Ein paar Betten entfernt liegt Merlin, ein ewiges Lächeln in seinem schwarzen Gesicht. Im ganzen Krankenhaus ist nicht eine einzige Beschwerde zu hören, keine Proteste, kein Zorn über das, was passiert ist. Ich habe noch nie so viel Edelmut gesehen! Vielmehr schwebt im Hintergrund die Dankbarkeit für das Geschenk des Lebens. Vor dem Priester mit dem Salböl der Kraft und des Trostes sagt Merlin laut: „Danke, Jesus! Du bist zu mir gekommen, um mich zu besuchen. Ich würde das für nichts tauschen, weil ich meinen Herrn gesehen habe.“ Auch Merlin ist verstümmelt und hat Tetanus, am nächsten Tag wird ein anderer Haitianer in seinem Bett liegen. Er starb in meinen Armen. …
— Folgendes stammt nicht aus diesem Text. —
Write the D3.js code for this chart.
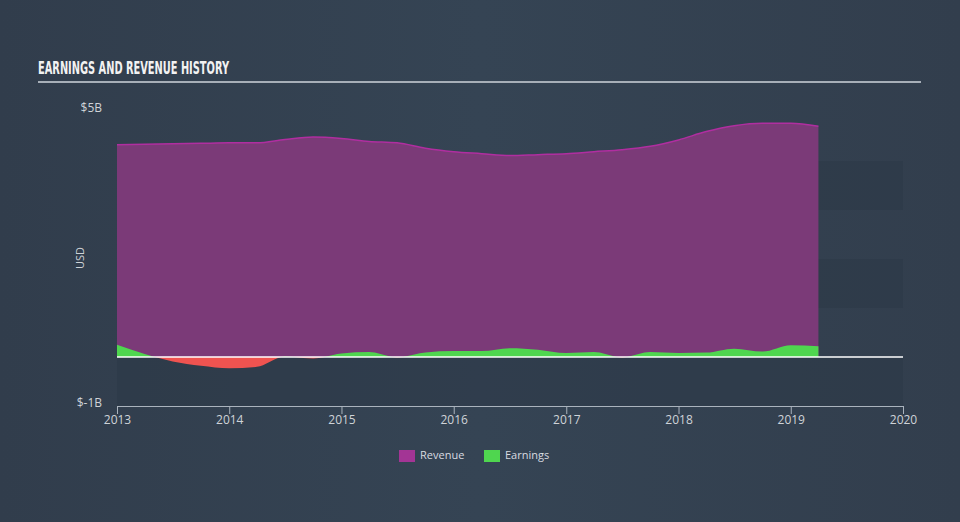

Ich könnte viele Geschichten wie diese erzählen. Die Haitianer sind ein großartiges Volk. Sie haben warme Herzen, die sich langsam der Zukunft öffnen. Die Lage ist ernst, kritisch, bitter, aber die Menschen sind Giganten des Glaubens, bewaffnet mit Mut und Hoffnung.